This lesson equips teachers to judge the learning achieved through sustained project-based learning (PBL), to document and moderate evidence for CAPS reporting, and to use reflection and evaluation to improve future units. It focuses on practical, classroom-ready approaches for summative assessment, learner metacognition, monitoring impact and planning for iteration, scaling and sustained professional development.
By the end of this lesson you will be able to:
- Design summative assessments and rubrics that align to CAPS Key Learning Outcomes and subject Learning Outcomes, and that evaluate both process and product.
- Plan and conduct moderation so judgments are reliable, defensible and ready for school/cluster reporting.

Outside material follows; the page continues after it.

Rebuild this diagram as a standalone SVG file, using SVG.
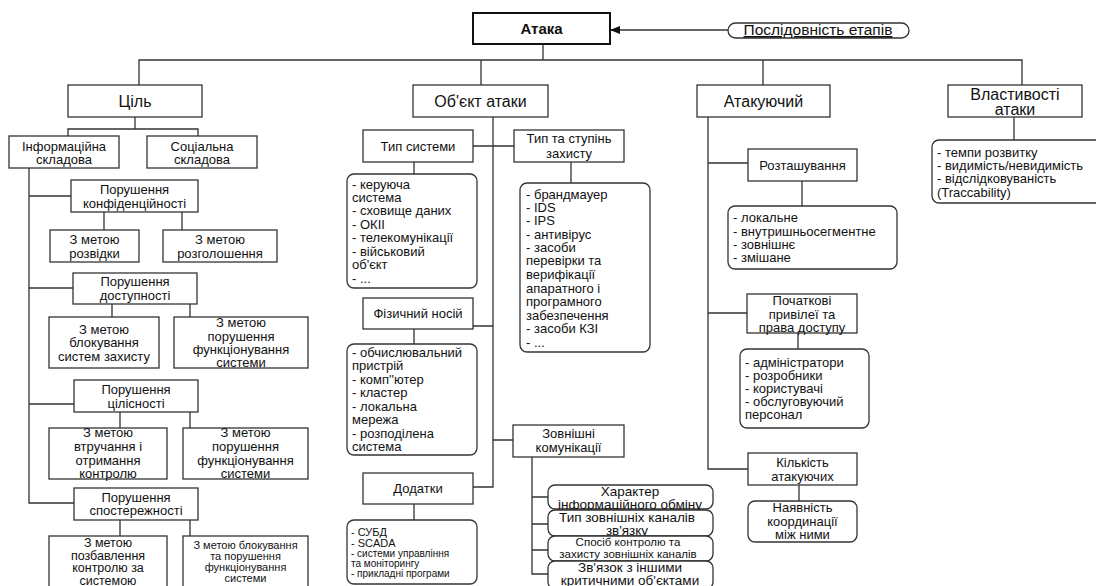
<svg xmlns="http://www.w3.org/2000/svg" width="1096" height="586" viewBox="0 0 1096 586">
<defs>
<style>
.b{fill:#fff;stroke:#333;stroke-width:1.3}
.r{fill:#fff;stroke:#333;stroke-width:1.3}
.c{fill:none;stroke:#333;stroke-width:1.3}
text{font-family:"Liberation Sans",Arial,sans-serif;fill:#111}
.m{font-size:16px;text-anchor:middle}
.n{font-size:13px;text-anchor:middle}
.l{font-size:13px}
.s{font-size:11px}
.t{font-size:10px}
</style>
<marker id="ah" markerWidth="10" markerHeight="8" refX="9" refY="4" orient="auto" markerUnits="userSpaceOnUse">
<path d="M0,0 L10,4 L0,8 Z" fill="#111"/>
</marker>
</defs>
<rect width="1096" height="586" fill="#fff"/>

<g id="connectors">
<path class="c" d="M139,85 V60 H1022 V85 M481,60 V85 M543,44 V60 M763,60 V85"/>
<path class="c" d="M728,30 H611" marker-end="url(#ah)"/>
<path class="c" d="M135,117 V129 M68,136 V129 H198 V136"/>
<path class="c" d="M29,168 V503 H74 M29,196 H71 M29,288 H73 M29,404 H74"/>
<path class="c" d="M104,212 V230 M182,212 V230 M112,304 V317 M190,304 V317 M120,412 V428 M190,412 V428 M120,520 V536 M190,520 V536"/>
<path class="c" d="M493,117 V487 H473 M473,146 H514 M473,326 H493 M493,440 H513"/>
<path class="c" d="M414,162 V174 M571,162 V183 M414,329 V344 M414,504 V520"/>
<path class="c" d="M532,457 V574 H548 M532,497 H548 M532,524 H548 M532,550 H548"/>
<path class="c" d="M708,117 V469 H748 M708,163 H748 M708,313 H747"/>
<path class="c" d="M802,181 V206 M798,333 V349 M799,485 V501 M1014,117 V140"/>
</g>

<g id="ataka"><rect x="473" y="13" width="137" height="31" fill="#fff" stroke="#111" stroke-width="2"/><text x="541.5" y="34" style="font-size:15px;font-weight:bold;text-anchor:middle">Атака</text></g>
<g id="etapy"><rect class="r" x="728" y="23" width="181" height="15" rx="7.5"/><text x="818" y="35" style="font-size:15.5px;text-anchor:middle;text-decoration:underline">Послідовність етапів</text></g>

<g id="cil"><rect class="b" x="68" y="85" width="134" height="32"/><text class="m" x="135" y="107">Ціль</text></g>
<g id="info"><rect class="b" x="9" y="136" width="110" height="32"/><text class="n" x="64" y="150.5">Інформаційна</text><text class="n" x="64" y="163.5">складова</text></g>
<g id="soc"><rect class="b" x="147" y="136" width="110" height="32"/><text class="n" x="202" y="150.5">Соціальна</text><text class="n" x="202" y="163.5">складова</text></g>
<g id="konf"><rect class="b" x="71" y="180" width="127" height="32"/><text class="n" x="134.5" y="193.5">Порушення</text><text class="n" x="134.5" y="207.5">конфіденційності</text></g>
<g id="rozv"><rect class="b" x="50" y="230" width="89" height="32"/><text class="n" x="94.5" y="243.5">З метою</text><text class="n" x="94.5" y="257.5">розвідки</text></g>
<g id="rozgol"><rect class="b" x="163" y="230" width="114" height="32"/><text class="n" x="220" y="243.5">З метою</text><text class="n" x="220" y="257.5">розголошення</text></g>
<g id="dost"><rect class="b" x="73" y="273" width="124" height="31"/><text class="n" x="135" y="285.5">Порушення</text><text class="n" x="135" y="299.5">доступності</text></g>
<g id="blok"><rect class="b" x="49" y="317" width="110" height="51"/><text class="n" x="104" y="333.5">З метою</text><text class="n" x="104" y="346.5">блокування</text><text class="n" x="104" y="360.5">систем захисту</text></g>
<g id="porfun1"><rect class="b" x="174" y="317" width="134" height="51"/><text class="n" x="241" y="326.5">З метою</text><text class="n" x="241" y="340.5">порушення</text><text class="n" x="241" y="353.5">функціонування</text><text class="n" x="241" y="366.5">системи</text></g>
<g id="cilis"><rect class="b" x="74" y="380" width="124" height="32"/><text class="n" x="136" y="393.5">Порушення</text><text class="n" x="136" y="407.5">цілісності</text></g>
<g id="vtr"><rect class="b" x="49" y="428" width="118" height="51"/><text class="n" x="108" y="437">З метою</text><text class="n" x="108" y="451">втручання і</text><text class="n" x="108" y="464.5">отримання</text><text class="n" x="108" y="477.5">контролю</text></g>
<g id="porfun2"><rect class="b" x="183" y="428" width="125" height="51"/><text class="n" x="245.5" y="437">З метою</text><text class="n" x="245.5" y="451">порушення</text><text class="n" x="245.5" y="464.5">функціонування</text><text class="n" x="245.5" y="477.5">системи</text></g>
<g id="spost"><rect class="b" x="74" y="488" width="124" height="32"/><text class="n" x="136" y="501.5">Порушення</text><text class="n" x="136" y="514.5">спостережності</text></g>
<g id="pozb"><rect class="b" x="49" y="536" width="118" height="56"/><text class="n" x="108" y="547" style="font-size:12.5px">З метою</text><text class="n" x="108" y="559.5" style="font-size:12.5px">позбавлення</text><text class="n" x="108" y="572" style="font-size:12.5px">контролю за</text><text class="n" x="108" y="584.5" style="font-size:12.5px">системою</text></g>
<g id="blokfun"><rect class="b" x="183" y="536" width="125" height="56"/><text class="s" x="245.5" y="549" text-anchor="middle">З метою блокування</text><text class="s" x="245.5" y="560" text-anchor="middle">та порушення</text><text class="s" x="245.5" y="571" text-anchor="middle">функціонування</text><text class="s" x="245.5" y="582" text-anchor="middle">системи</text></g>

<g id="obj"><rect class="b" x="413" y="85" width="135" height="32"/><text class="m" x="480.5" y="107">Об'єкт атаки</text></g>
<g id="tipsys"><rect class="b" x="363" y="130" width="110" height="32"/><text class="n" x="418" y="150.5">Тип системи</text></g>
<g id="tipzah"><rect class="b" x="514" y="130" width="110" height="32"/><text class="n" x="569" y="142.5">Тип та ступінь</text><text class="n" x="569" y="157.5">захисту</text></g>
<g id="tipsys-list"><rect class="r" x="347" y="174" width="130" height="114" rx="7"/>
<text class="l" x="352"><tspan x="352" y="188.5">- керуюча</tspan><tspan x="352" y="201.5">система</tspan><tspan x="352" y="215">- сховище даних</tspan><tspan x="352" y="228.5">- ОКІІ</tspan><tspan x="352" y="242">- телекомунікації</tspan><tspan x="352" y="255.5">- військовий</tspan><tspan x="352" y="269">об'єкт</tspan><tspan x="352" y="282.5">- ...</tspan></text></g>
<g id="tipzah-list"><rect class="r" x="520" y="183" width="130" height="169" rx="7"/>
<text class="l"><tspan x="526" y="198.5">- брандмауер</tspan><tspan x="526" y="212">- IDS</tspan><tspan x="526" y="225">- IPS</tspan><tspan x="526" y="238.5">- антивірус</tspan><tspan x="526" y="252">- засоби</tspan><tspan x="526" y="265">перевірки та</tspan><tspan x="526" y="279">верифікації</tspan><tspan x="526" y="292.5">апаратного і</tspan><tspan x="526" y="306">програмного</tspan><tspan x="526" y="319.5">забезпечення</tspan><tspan x="526" y="333">- засоби КЗІ</tspan><tspan x="526" y="347">- ...</tspan></text></g>
<g id="fiz"><rect class="b" x="363" y="298" width="110" height="31"/><text class="n" x="418" y="317.5">Фізичний носій</text></g>
<g id="fiz-list"><rect class="r" x="347" y="344" width="130" height="111" rx="7"/>
<text class="l"><tspan x="352" y="357">- обчислювальний</tspan><tspan x="352" y="370">пристрій</tspan><tspan x="352" y="383.5">- комп''ютер</tspan><tspan x="352" y="397">- кластер</tspan><tspan x="352" y="410.5">- локальна</tspan><tspan x="352" y="424">мережа</tspan><tspan x="352" y="437.5">- розподілена</tspan><tspan x="352" y="450.5">система</tspan></text></g>
<g id="zovn"><rect class="b" x="513" y="425" width="111" height="32"/><text class="n" x="568.5" y="437.5">Зовнішні</text><text class="n" x="568.5" y="451.5">комунікації</text></g>
<g id="dod"><rect class="b" x="363" y="473" width="110" height="31"/><text class="n" x="418" y="492.5">Додатки</text></g>
<g id="dod-list"><rect class="r" x="347" y="520" width="130" height="64" rx="7"/>
<text><tspan class="s" x="351" y="536">- СУБД</tspan><tspan class="s" x="351" y="547">- SCADA</tspan><tspan class="t" x="351" y="557">- системи управління</tspan><tspan class="t" x="351" y="567">та моніторингу</tspan><tspan class="t" x="351" y="577">- прикладні програми</tspan></text></g>
<g id="har"><rect class="r" x="548" y="485" width="165" height="24" rx="7"/><text class="n" x="630" y="495.5" style="font-size:13.5px">Характер</text><text class="n" x="630" y="508.5" style="font-size:13.5px">інформаційного обміну</text></g>
<g id="kan"><rect class="r" x="548" y="510" width="165" height="26" rx="7"/><text class="n" x="627" y="521.5" style="font-size:13.5px">Тип зовнішніх каналів</text><text class="n" x="627" y="534.5" style="font-size:13.5px">зв'язку</text></g>
<g id="sposib"><rect class="r" x="548" y="536" width="165" height="25" rx="7"/><text class="n" x="628" y="546" style="font-size:11.5px">Спосіб контролю та</text><text class="n" x="628" y="558" style="font-size:11.5px">захисту зовнішніх каналів</text></g>
<g id="zvyaz"><rect class="r" x="548" y="561" width="165" height="28" rx="7"/><text class="n" x="630" y="571.5" style="font-size:13.5px">Зв'язок з іншими</text><text class="n" x="630" y="584.5" style="font-size:13.5px">критичними об'єктами</text></g>

<g id="atak"><rect class="b" x="697" y="85" width="133" height="32"/><text class="m" x="763.5" y="107">Атакуючий</text></g>
<g id="roz"><rect class="b" x="748" y="149" width="109" height="32"/><text class="n" x="802.5" y="169.5">Розташування</text></g>
<g id="roz-list"><rect class="r" x="728" y="206" width="169" height="63" rx="7"/>
<text class="l"><tspan x="733" y="221.5">- локальне</tspan><tspan x="733" y="235.5">- внутришньосегментне</tspan><tspan x="733" y="248.5">- зовнішнє</tspan><tspan x="733" y="262">- змішане</tspan></text></g>
<g id="priv"><rect class="b" x="747" y="294" width="110" height="39"/><text class="n" x="802" y="304.5">Початкові</text><text class="n" x="802" y="318.5">привілеї та</text><text class="n" x="802" y="331.5">права доступу</text></g>
<g id="priv-list"><rect class="r" x="740" y="349" width="129" height="79" rx="7"/>
<text class="l"><tspan x="745" y="366.5">- адміністратори</tspan><tspan x="745" y="379.5">- розробники</tspan><tspan x="745" y="392.5">- користувачі</tspan><tspan x="745" y="406">- обслуговуючий</tspan><tspan x="745" y="419">персонал</tspan></text></g>
<g id="kil"><rect class="b" x="748" y="453" width="109" height="32"/><text class="n" x="802.5" y="466.5">Кількість</text><text class="n" x="802.5" y="480.5">атакуючих</text></g>
<g id="koord"><rect class="r" x="748" y="501" width="109" height="41" rx="7"/><text class="n" x="802.5" y="512">Наявність</text><text class="n" x="802.5" y="525.5">координації</text><text class="n" x="802.5" y="539">між ними</text></g>

<g id="vlast"><rect class="b" x="948" y="85" width="134" height="32"/><text class="m" x="1015" y="99.5">Властивості</text><text class="m" x="1015" y="115">атаки</text></g>
<g id="vlast-list"><rect class="r" x="932" y="140" width="170" height="63" rx="7"/>
<text class="l"><tspan x="937" y="156.5">- темпи розвитку</tspan><tspan x="937" y="169.5">- видимість/невидимість</tspan><tspan x="937" y="182.5">- відслідковуваність</tspan><tspan x="937" y="196.5">(Traccability)</tspan></text></g>
</svg>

- Collect, organise and present multiple forms of evidence (portfolios, reports, products, presentations, photos, observation notes, feedback forms, digital artefacts) to support marks and account for learner progress.

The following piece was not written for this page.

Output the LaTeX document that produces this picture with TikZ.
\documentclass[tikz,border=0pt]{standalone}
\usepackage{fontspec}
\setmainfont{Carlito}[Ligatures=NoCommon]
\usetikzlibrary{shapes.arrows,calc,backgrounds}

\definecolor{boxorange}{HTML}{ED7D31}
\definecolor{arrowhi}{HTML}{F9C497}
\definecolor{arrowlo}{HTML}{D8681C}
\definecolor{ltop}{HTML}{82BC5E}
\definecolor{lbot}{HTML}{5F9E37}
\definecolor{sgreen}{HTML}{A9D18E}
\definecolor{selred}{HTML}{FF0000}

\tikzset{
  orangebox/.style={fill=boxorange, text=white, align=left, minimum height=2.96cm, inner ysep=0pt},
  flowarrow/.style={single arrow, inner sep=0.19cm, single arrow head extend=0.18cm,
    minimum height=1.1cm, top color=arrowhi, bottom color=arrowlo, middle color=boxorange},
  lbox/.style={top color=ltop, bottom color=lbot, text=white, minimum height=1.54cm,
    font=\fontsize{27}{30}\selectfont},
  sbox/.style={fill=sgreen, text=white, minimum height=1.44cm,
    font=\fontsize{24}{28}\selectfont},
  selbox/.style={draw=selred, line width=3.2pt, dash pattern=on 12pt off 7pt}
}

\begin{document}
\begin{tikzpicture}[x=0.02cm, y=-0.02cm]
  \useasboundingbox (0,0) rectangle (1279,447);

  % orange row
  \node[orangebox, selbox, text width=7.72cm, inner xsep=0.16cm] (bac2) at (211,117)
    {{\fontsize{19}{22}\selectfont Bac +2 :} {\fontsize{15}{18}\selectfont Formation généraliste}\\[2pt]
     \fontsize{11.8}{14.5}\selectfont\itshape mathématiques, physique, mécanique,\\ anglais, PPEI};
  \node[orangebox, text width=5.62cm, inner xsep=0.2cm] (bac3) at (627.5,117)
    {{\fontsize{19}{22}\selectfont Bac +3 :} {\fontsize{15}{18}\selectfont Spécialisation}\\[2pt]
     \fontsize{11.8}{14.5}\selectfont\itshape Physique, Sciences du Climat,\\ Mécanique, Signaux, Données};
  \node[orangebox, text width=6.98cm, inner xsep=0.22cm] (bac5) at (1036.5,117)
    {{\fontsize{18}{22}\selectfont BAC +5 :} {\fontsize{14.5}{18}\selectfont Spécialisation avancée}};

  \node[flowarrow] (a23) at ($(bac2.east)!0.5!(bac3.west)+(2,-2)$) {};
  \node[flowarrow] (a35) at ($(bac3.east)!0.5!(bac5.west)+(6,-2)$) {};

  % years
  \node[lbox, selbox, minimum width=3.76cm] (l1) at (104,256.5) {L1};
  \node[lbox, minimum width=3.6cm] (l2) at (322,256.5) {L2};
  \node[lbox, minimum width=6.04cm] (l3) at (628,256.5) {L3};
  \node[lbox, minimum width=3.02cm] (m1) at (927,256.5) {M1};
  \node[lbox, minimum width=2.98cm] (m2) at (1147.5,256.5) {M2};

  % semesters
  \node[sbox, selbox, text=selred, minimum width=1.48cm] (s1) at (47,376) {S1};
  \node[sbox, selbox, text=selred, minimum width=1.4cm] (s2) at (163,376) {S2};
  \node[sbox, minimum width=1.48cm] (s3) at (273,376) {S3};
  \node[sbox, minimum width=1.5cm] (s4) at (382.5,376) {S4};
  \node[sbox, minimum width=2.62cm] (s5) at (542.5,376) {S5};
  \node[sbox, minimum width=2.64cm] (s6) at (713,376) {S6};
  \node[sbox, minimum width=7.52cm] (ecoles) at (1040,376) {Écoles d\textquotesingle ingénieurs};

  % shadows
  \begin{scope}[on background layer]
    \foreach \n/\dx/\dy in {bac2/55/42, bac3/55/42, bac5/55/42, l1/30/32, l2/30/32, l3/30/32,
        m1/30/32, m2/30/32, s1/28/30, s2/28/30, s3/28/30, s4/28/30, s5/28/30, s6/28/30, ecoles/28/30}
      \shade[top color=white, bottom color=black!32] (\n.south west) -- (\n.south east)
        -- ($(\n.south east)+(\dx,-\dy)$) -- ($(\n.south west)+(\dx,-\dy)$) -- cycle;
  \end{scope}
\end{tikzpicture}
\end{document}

- Facilitate structured learner reflection and metacognitive routines that deepen transfer, document learning trajectories, and generate inspection-ready evidence.
- Evaluate project impact using clear indicators (knowledge, skills, values, participation, community feedback), document changes and iterate project design with justification.
- Prepare for scaling and sustainability by documenting resource needs, stakeholder roles, cost‑effective adaptations and professional learning activities to build capacity across the school or cluster.
Key practical points you will apply in the lesson
- Use rubrics and exemplars that specify criteria for research, planning, collaboration, product quality and presentation; train learners in self- and peer-assessment against those criteria.
- Maintain checkpoints and formative records (observation notes, feedback logs, revision history) so summative judgements reflect sustained inquiry rather than a single event.
- Compile a coherent evidence folder for each learner/group that supports CAPS reporting: rubric scores, final product, reflective journal entries, community feedback and moderation records.
- Use structured reflective prompts (during, after) to surface what worked, what didn’t, and why — then record decisions and revisions in an iteration log tied to learning outcomes.
- Treat evaluation as both accountability and improvement: measure reach, learning gains and community impact; share findings with colleagues and partners and plan professional learning to address gaps.
This lesson gives you templates, example rubrics and moderation checkpoints you can adapt for lower secondary PBL units, and a straightforward process for turning classroom evidence and reflection into improved, scalable practice.